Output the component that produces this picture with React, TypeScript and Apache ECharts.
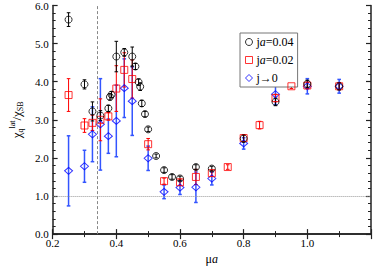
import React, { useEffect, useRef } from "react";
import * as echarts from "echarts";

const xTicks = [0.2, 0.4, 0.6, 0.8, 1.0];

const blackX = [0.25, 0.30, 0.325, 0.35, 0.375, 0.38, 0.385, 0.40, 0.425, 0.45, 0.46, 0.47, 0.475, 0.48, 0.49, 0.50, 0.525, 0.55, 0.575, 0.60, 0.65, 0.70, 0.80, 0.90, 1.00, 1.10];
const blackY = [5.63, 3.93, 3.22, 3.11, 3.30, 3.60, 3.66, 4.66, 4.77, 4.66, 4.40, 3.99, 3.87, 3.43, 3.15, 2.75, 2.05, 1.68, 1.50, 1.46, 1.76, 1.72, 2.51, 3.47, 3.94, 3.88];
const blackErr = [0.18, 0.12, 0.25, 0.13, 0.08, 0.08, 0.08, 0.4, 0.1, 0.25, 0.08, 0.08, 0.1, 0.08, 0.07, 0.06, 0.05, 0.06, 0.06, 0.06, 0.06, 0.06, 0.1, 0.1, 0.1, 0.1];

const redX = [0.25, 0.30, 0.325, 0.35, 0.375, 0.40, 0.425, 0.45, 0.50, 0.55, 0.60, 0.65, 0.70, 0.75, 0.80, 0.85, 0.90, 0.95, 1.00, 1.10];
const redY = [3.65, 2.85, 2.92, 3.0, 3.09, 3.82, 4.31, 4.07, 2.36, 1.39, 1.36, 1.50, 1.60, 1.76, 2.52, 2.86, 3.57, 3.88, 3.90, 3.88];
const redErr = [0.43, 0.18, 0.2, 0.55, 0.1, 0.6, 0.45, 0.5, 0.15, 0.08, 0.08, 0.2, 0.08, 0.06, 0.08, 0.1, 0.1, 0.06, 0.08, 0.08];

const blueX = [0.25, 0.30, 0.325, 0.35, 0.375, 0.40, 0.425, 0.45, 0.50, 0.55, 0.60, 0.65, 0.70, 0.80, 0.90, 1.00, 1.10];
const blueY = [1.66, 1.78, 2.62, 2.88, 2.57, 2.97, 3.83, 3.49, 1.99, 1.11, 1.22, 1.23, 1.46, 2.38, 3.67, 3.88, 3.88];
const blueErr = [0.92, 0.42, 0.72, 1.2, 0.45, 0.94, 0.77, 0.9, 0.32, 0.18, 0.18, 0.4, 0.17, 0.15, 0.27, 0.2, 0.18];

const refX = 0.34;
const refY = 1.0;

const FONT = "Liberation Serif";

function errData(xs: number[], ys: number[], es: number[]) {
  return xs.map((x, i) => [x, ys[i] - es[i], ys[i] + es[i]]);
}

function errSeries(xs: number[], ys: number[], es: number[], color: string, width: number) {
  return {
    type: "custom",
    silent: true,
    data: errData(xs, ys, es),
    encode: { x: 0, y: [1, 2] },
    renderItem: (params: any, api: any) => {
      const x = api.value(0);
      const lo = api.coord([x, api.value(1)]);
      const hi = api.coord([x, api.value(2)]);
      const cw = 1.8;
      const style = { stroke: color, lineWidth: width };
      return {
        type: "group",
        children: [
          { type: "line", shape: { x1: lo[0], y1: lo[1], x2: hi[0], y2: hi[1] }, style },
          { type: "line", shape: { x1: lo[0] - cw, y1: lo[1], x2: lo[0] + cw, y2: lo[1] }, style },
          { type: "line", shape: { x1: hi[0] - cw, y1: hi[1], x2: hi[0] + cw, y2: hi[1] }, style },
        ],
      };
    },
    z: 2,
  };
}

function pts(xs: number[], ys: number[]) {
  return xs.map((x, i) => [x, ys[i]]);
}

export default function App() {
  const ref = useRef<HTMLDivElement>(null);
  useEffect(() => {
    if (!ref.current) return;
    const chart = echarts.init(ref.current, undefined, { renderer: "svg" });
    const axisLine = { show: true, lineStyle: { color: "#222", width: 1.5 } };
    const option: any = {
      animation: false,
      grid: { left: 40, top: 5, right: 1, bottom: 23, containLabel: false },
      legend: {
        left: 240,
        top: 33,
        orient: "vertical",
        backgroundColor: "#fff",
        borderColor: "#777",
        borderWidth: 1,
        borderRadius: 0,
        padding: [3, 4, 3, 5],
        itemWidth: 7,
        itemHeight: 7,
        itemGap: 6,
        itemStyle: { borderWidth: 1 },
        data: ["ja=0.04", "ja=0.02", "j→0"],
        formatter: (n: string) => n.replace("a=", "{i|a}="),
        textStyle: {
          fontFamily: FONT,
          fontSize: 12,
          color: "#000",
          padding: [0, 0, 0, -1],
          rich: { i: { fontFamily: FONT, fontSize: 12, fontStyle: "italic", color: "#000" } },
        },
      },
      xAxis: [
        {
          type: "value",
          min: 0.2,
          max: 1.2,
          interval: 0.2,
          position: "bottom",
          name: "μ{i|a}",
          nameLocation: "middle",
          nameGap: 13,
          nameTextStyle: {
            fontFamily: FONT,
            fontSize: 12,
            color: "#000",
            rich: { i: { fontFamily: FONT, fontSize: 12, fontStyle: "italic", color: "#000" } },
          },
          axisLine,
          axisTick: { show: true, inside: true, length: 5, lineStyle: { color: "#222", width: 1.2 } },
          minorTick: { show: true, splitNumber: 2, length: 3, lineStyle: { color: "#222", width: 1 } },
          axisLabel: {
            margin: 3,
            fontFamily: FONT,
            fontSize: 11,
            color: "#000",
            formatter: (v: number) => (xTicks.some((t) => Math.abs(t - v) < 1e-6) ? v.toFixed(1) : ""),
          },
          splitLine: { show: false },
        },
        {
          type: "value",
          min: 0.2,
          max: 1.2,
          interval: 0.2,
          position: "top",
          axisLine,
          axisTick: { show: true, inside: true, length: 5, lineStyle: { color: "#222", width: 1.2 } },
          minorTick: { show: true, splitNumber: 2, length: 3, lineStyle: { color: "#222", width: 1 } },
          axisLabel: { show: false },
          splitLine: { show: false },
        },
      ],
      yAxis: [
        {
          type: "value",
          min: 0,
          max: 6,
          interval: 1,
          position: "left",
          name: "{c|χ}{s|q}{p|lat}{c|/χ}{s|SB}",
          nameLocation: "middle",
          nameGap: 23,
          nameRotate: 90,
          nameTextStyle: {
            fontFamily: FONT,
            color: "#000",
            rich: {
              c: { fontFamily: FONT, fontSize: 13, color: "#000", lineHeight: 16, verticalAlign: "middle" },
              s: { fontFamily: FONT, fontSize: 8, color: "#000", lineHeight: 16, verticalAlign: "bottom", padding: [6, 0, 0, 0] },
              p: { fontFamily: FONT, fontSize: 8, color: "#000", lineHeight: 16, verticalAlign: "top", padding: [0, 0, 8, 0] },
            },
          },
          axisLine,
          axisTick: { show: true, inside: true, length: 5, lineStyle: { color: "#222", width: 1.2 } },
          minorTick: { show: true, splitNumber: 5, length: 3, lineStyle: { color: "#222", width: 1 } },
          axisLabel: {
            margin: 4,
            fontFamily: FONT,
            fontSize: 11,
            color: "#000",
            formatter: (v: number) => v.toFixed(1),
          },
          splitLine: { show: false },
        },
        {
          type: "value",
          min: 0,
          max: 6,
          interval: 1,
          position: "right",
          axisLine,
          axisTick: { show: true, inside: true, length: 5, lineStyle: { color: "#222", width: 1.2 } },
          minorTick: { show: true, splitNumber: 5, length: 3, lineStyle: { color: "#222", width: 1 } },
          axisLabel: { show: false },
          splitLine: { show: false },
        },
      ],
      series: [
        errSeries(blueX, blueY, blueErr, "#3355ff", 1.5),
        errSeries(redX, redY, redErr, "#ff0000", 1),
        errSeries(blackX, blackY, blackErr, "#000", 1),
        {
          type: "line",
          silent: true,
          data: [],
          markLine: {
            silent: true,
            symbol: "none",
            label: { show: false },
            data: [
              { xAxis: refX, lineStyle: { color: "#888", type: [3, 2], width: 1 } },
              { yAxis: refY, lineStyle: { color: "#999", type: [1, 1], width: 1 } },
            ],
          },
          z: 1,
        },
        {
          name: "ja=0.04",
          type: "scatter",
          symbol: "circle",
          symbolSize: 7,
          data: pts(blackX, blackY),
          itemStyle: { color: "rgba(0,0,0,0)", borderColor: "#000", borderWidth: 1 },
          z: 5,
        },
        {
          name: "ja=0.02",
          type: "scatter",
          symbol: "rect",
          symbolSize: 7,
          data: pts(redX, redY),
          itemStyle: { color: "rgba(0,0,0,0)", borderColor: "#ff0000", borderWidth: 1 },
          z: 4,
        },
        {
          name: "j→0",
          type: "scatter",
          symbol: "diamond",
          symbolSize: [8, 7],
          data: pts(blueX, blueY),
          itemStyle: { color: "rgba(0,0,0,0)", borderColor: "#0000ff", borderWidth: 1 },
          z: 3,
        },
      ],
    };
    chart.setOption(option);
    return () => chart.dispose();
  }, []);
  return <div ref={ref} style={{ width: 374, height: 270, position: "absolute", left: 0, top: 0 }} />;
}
---------------
> _What to work on_
Please restate the material above line by line, exactly, beginning at its first line and ending with the line that contains "const xTicks = [0.2, 0.4, 0.6, 0.8, 1.0];", without any pictures.

> _Complete output_
Output the component that produces this picture with React, TypeScript and Apache ECharts.
import React, { useEffect, useRef } from "react";
import * as echarts from "echarts";

const xTicks = [0.2, 0.4, 0.6, 0.8, 1.0];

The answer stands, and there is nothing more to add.